> [Information shown]
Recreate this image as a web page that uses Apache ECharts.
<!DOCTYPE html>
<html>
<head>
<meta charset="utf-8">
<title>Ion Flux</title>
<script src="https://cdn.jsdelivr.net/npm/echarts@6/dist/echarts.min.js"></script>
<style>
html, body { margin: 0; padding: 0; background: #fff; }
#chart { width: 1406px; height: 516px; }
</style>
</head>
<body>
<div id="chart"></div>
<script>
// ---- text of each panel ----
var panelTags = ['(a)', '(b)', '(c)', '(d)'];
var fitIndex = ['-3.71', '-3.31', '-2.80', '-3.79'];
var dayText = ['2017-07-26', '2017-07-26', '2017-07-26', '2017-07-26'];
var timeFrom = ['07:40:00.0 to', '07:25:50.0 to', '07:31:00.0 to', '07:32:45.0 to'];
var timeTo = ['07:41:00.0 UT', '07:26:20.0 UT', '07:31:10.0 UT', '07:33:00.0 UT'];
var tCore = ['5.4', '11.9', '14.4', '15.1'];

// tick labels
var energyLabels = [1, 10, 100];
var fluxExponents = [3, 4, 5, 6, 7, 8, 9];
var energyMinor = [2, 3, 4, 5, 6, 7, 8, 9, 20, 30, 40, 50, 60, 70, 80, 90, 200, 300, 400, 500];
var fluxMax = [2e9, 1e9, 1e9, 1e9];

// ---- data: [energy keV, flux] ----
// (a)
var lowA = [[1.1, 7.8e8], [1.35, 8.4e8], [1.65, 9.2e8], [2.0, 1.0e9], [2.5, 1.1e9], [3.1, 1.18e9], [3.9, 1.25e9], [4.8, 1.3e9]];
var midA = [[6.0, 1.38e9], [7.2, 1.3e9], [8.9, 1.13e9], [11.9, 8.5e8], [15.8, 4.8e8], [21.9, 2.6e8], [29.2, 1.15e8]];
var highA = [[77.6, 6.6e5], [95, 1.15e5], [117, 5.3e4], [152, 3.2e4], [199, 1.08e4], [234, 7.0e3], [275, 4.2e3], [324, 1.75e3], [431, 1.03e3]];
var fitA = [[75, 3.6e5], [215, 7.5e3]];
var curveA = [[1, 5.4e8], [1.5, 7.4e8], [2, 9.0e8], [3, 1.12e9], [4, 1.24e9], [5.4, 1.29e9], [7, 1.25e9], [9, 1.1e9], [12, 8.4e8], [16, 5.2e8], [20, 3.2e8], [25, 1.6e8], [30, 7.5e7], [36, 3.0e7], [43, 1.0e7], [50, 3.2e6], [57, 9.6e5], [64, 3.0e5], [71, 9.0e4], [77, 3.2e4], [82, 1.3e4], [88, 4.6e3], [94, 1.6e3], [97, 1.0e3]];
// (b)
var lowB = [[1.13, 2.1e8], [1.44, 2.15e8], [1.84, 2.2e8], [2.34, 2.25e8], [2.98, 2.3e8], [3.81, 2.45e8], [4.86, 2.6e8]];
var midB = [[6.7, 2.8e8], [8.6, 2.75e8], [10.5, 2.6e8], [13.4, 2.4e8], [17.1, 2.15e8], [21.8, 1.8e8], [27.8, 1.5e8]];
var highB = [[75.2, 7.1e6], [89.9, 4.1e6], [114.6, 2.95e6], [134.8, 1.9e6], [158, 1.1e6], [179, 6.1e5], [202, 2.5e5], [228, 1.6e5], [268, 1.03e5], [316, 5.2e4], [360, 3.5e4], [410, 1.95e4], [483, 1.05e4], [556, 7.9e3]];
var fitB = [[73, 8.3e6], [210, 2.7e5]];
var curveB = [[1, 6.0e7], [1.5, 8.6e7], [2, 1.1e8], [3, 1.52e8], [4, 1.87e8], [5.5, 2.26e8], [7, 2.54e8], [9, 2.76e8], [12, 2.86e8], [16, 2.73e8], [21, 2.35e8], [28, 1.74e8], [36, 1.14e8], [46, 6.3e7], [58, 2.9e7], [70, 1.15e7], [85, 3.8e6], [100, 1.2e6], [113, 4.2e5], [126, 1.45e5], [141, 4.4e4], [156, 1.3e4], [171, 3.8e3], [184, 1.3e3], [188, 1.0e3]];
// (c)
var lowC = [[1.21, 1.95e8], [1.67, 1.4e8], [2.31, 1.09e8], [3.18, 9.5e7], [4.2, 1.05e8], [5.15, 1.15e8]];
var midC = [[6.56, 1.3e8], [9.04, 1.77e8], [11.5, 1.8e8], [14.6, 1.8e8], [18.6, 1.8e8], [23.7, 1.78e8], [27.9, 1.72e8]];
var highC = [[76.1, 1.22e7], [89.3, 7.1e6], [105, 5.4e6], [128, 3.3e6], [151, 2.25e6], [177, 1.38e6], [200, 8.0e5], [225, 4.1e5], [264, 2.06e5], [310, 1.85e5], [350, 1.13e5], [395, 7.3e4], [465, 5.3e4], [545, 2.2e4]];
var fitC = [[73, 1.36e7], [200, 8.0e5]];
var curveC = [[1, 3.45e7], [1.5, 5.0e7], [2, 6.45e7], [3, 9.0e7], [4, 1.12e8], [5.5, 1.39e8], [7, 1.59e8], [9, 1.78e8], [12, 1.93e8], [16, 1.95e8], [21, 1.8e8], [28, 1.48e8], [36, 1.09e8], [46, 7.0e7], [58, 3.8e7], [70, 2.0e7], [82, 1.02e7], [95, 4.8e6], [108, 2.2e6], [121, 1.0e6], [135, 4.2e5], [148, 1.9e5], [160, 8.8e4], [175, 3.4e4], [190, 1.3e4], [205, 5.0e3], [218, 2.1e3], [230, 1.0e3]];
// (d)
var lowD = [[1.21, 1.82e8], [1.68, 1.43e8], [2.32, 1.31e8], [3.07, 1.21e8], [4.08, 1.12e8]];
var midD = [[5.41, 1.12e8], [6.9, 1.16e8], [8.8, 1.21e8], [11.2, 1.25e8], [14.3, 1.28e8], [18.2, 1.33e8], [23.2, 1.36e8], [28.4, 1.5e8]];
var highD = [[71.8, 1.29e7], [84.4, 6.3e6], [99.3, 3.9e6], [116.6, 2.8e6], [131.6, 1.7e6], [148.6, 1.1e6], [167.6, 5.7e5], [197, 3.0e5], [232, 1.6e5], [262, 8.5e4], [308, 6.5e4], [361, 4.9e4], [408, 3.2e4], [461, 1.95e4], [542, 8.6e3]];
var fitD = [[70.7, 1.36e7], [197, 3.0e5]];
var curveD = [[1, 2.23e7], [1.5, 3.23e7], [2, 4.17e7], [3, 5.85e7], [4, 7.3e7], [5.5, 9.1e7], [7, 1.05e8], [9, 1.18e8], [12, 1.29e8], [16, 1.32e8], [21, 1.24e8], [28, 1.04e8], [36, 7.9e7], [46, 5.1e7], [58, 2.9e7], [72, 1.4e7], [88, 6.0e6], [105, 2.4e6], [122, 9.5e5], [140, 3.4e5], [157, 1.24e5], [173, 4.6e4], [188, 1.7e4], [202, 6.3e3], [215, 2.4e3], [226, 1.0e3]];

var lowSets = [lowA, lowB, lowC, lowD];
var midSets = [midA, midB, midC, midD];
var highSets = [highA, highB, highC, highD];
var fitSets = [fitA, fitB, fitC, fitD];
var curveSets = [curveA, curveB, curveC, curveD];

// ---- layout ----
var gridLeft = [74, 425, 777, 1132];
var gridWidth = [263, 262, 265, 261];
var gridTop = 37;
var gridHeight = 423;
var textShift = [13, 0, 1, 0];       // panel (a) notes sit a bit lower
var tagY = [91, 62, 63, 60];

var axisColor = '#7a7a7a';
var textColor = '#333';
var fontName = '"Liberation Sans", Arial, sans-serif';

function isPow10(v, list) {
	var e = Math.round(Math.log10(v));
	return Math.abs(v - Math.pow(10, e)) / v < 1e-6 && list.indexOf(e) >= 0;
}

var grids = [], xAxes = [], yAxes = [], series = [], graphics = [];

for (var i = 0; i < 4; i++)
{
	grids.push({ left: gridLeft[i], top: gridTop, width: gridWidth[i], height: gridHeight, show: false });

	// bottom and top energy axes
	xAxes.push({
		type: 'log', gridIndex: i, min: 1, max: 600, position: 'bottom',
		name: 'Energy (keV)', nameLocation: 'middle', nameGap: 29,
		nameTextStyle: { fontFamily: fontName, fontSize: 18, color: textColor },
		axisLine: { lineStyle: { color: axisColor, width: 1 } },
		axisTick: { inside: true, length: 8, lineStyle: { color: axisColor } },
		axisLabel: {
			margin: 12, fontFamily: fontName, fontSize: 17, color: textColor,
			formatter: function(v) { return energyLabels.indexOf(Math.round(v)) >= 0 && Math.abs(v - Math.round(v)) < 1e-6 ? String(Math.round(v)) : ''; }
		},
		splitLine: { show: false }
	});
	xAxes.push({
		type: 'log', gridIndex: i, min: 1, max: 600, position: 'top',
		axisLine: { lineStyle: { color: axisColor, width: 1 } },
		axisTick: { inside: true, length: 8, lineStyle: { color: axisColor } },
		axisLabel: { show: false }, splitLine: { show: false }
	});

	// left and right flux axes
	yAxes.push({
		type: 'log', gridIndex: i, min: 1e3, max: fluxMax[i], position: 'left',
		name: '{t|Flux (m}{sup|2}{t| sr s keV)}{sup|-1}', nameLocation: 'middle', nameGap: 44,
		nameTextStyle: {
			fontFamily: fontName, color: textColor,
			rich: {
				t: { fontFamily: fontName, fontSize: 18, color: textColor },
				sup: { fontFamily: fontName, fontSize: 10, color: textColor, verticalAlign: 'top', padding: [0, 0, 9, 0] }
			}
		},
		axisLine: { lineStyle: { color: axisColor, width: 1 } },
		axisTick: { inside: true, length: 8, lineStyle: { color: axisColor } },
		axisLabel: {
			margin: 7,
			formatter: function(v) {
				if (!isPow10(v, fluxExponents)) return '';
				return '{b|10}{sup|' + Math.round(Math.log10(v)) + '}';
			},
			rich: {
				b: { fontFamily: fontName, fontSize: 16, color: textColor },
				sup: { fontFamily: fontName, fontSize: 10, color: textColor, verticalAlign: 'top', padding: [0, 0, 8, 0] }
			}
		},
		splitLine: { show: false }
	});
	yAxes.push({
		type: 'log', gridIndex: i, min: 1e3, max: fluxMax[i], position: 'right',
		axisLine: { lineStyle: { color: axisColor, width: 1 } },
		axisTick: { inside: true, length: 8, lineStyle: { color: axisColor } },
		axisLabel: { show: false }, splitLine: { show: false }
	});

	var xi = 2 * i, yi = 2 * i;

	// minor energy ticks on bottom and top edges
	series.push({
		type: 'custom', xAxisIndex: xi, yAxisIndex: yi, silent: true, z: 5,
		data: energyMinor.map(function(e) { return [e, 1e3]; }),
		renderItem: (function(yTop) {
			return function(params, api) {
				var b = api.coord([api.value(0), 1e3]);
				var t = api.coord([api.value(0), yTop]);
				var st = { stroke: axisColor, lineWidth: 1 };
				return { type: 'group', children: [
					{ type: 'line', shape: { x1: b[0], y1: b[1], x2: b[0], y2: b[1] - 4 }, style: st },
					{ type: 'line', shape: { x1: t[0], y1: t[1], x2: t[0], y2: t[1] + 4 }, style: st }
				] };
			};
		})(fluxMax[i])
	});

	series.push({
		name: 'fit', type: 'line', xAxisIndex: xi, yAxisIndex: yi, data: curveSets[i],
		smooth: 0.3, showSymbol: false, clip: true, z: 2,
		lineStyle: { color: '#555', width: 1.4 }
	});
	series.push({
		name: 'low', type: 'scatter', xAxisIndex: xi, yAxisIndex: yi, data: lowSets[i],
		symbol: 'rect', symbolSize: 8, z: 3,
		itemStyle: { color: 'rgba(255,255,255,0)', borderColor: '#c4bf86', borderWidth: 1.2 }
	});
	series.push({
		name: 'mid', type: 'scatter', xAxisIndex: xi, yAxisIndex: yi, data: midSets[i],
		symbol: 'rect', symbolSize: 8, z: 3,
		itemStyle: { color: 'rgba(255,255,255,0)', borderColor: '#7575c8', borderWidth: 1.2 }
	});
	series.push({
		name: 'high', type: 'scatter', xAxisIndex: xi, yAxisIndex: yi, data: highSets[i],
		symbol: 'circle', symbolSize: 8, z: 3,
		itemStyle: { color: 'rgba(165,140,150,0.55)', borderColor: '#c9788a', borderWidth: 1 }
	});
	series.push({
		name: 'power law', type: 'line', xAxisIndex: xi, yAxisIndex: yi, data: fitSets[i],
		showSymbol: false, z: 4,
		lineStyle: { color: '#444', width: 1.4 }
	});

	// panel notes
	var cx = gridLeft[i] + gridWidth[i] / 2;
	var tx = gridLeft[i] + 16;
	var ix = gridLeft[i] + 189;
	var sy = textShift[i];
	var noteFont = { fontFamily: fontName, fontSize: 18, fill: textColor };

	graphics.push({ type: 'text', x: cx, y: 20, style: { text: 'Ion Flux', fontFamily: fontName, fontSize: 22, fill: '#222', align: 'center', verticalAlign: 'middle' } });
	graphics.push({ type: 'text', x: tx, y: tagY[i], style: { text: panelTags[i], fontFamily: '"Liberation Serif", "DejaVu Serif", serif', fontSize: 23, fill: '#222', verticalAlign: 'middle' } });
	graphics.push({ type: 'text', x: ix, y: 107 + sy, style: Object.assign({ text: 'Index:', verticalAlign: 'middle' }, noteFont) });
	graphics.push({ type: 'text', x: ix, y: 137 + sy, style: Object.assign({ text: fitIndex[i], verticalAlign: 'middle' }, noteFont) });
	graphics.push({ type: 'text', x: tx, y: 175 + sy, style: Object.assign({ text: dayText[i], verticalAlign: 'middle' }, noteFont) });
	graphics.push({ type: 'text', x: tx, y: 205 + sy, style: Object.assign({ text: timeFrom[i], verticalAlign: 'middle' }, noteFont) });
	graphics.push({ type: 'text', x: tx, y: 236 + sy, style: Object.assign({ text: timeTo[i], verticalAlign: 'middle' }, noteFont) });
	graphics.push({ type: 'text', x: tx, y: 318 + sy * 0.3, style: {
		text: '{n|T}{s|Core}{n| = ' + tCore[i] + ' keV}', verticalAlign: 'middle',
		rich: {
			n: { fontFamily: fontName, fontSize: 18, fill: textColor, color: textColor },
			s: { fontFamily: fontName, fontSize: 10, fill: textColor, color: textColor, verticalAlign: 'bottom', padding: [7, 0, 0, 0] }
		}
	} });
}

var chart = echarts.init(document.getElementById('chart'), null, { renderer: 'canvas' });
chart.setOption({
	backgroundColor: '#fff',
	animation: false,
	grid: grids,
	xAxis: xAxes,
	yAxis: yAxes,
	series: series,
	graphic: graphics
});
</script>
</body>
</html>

> [Aim]
Only the lines from the beginning of the material above through the line with "var tCore = ['5.4', '11.9', '14.4', '15.1'];" are wanted; extract them exactly.

> [Full solution]
Recreate this image as a web page that uses Apache ECharts.
<!DOCTYPE html>
<html>
<head>
<meta charset="utf-8">
<title>Ion Flux</title>
<script src="https://cdn.jsdelivr.net/npm/echarts@6/dist/echarts.min.js"></script>
<style>
html, body { margin: 0; padding: 0; background: #fff; }
#chart { width: 1406px; height: 516px; }
</style>
</head>
<body>
<div id="chart"></div>
<script>
// ---- text of each panel ----
var panelTags = ['(a)', '(b)', '(c)', '(d)'];
var fitIndex = ['-3.71', '-3.31', '-2.80', '-3.79'];
var dayText = ['2017-07-26', '2017-07-26', '2017-07-26', '2017-07-26'];
var timeFrom = ['07:40:00.0 to', '07:25:50.0 to', '07:31:00.0 to', '07:32:45.0 to'];
var timeTo = ['07:41:00.0 UT', '07:26:20.0 UT', '07:31:10.0 UT', '07:33:00.0 UT'];
var tCore = ['5.4', '11.9', '14.4', '15.1'];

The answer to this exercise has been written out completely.